_What to produce_: Leave the pictures out and quote every line from the start of the listing to the line with "fig = go.Figure()", inclusive.

_Data shown_:
[Start]

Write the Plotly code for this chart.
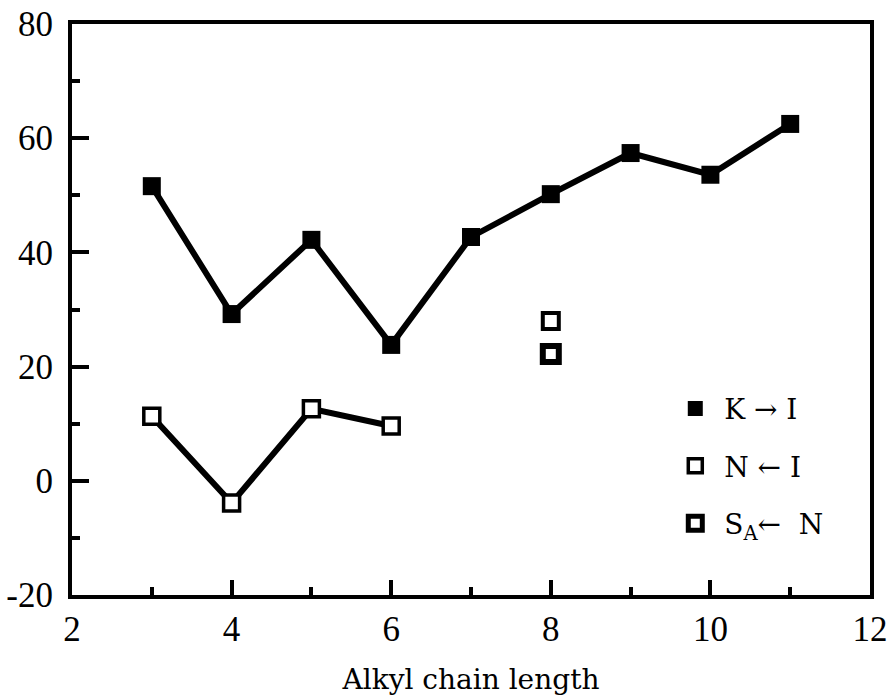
import plotly.graph_objects as go

chain = [3, 4, 5, 6, 7, 8, 9, 10, 11]
k_to_i = [51.6, 29.2, 42.2, 23.8, 42.7, 50.2, 57.4, 53.6, 62.5]

chain_n = [3, 4, 5, 6]
n_from_i = [11.3, -3.9, 12.6, 9.6]

chain_n8 = [8]
n_from_i_8 = [28.0]

chain_sa = [8]
sa_from_n = [22.2]

x_ticks = [2, 4, 6, 8, 10, 12]
x_tick_labels = ["2", "4", "6", "8", "10", "12"]
y_ticks = [-20, 0, 20, 40, 60, 80]
y_tick_labels = ["-20", "0", "20", "40", "60", "80"]

FONT = "DejaVu Serif"
TICKFONT = "Liberation Serif"

fig = go.Figure()

fig.add_trace(go.Scatter(x=chain, y=k_to_i, mode="lines+markers",
                         line=dict(color="black", width=6),
                         marker=dict(symbol="square", size=18, color="black"),
                         showlegend=False))
fig.add_trace(go.Scatter(x=chain_n, y=n_from_i, mode="lines+markers",
                         line=dict(color="black", width=6),
                         marker=dict(symbol="square", size=16, color="white",
                                     line=dict(color="black", width=3.5)),
                         showlegend=False))
fig.add_trace(go.Scatter(x=chain_n8, y=n_from_i_8, mode="markers",
                         marker=dict(symbol="square", size=16, color="white",
                                     line=dict(color="black", width=4)),
                         showlegend=False))
fig.add_trace(go.Scatter(x=chain_sa, y=sa_from_n, mode="markers",
                         marker=dict(symbol="square", size=16, color="white",
                                     line=dict(color="black", width=6)),
                         showlegend=False))

# legend entries (markers only)
fig.add_trace(go.Scatter(x=[None], y=[None], mode="markers", name="\u00a0K \u2192 I",
                         legendgroup="a",
                         marker=dict(symbol="square", size=15, color="black")))
fig.add_trace(go.Scatter(x=[None], y=[None], mode="markers", name="\u00a0N \u2190 I",
                         legendgroup="b",
                         marker=dict(symbol="square", size=14, color="white",
                                     line=dict(color="black", width=3.5))))
fig.add_trace(go.Scatter(x=[None], y=[None], mode="markers", name="\u00a0S<sub>A</sub>\u2190  N",
                         legendgroup="c",
                         marker=dict(symbol="square", size=14, color="white",
                                     line=dict(color="black", width=5))))

fig.update_layout(
    width=890, height=696,
    margin=dict(l=72, r=20, t=24, b=101, autoexpand=False),
    plot_bgcolor="white", paper_bgcolor="white",
    font=dict(family=FONT, color="black", size=30),
    legend=dict(x=0.756, y=0.37, xanchor="left", yanchor="top",
                bgcolor="rgba(0,0,0,0)", font=dict(family=FONT, size=28),
                tracegroupgap=18),
)

fig.update_xaxes(range=[2, 12], tickmode="array", tickvals=x_ticks, ticktext=x_tick_labels,
                 showline=True, linewidth=4, linecolor="black", mirror=True,
                 ticks="inside", ticklen=15, tickwidth=4, tickcolor="black",
                 minor=dict(dtick=1, ticks="inside", ticklen=8, tickwidth=4, tickcolor="black"),
                 showgrid=False, zeroline=False, automargin=False,
                 ticklabeloverflow="allow",
                 tickfont=dict(size=35, family=TICKFONT), ticklabelstandoff=0,
                 title=dict(text="Alkyl chain length", font=dict(size=28), standoff=28))
fig.update_yaxes(range=[-20, 80], tickmode="array", tickvals=y_ticks, ticktext=y_tick_labels,
                 showline=True, linewidth=4, linecolor="black", mirror=True,
                 ticks="inside", ticklen=17, tickwidth=4, tickcolor="black",
                 minor=dict(dtick=10, ticks="inside", ticklen=8, tickwidth=4, tickcolor="black"),
                 showgrid=False, zeroline=False, automargin=False,
                 ticklabeloverflow="allow",
                 tickfont=dict(size=35, family=TICKFONT), ticklabelstandoff=8)

fig.write_html("out.html", config={"displayModeBar": False},
               post_script="document.body.style.margin='0';")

[End]

_Answer below_:
Write the Plotly code for this chart.
import plotly.graph_objects as go

chain = [3, 4, 5, 6, 7, 8, 9, 10, 11]
k_to_i = [51.6, 29.2, 42.2, 23.8, 42.7, 50.2, 57.4, 53.6, 62.5]

chain_n = [3, 4, 5, 6]
n_from_i = [11.3, -3.9, 12.6, 9.6]

chain_n8 = [8]
n_from_i_8 = [28.0]

chain_sa = [8]
sa_from_n = [22.2]

x_ticks = [2, 4, 6, 8, 10, 12]
x_tick_labels = ["2", "4", "6", "8", "10", "12"]
y_ticks = [-20, 0, 20, 40, 60, 80]
y_tick_labels = ["-20", "0", "20", "40", "60", "80"]

FONT = "DejaVu Serif"
TICKFONT = "Liberation Serif"

fig = go.Figure()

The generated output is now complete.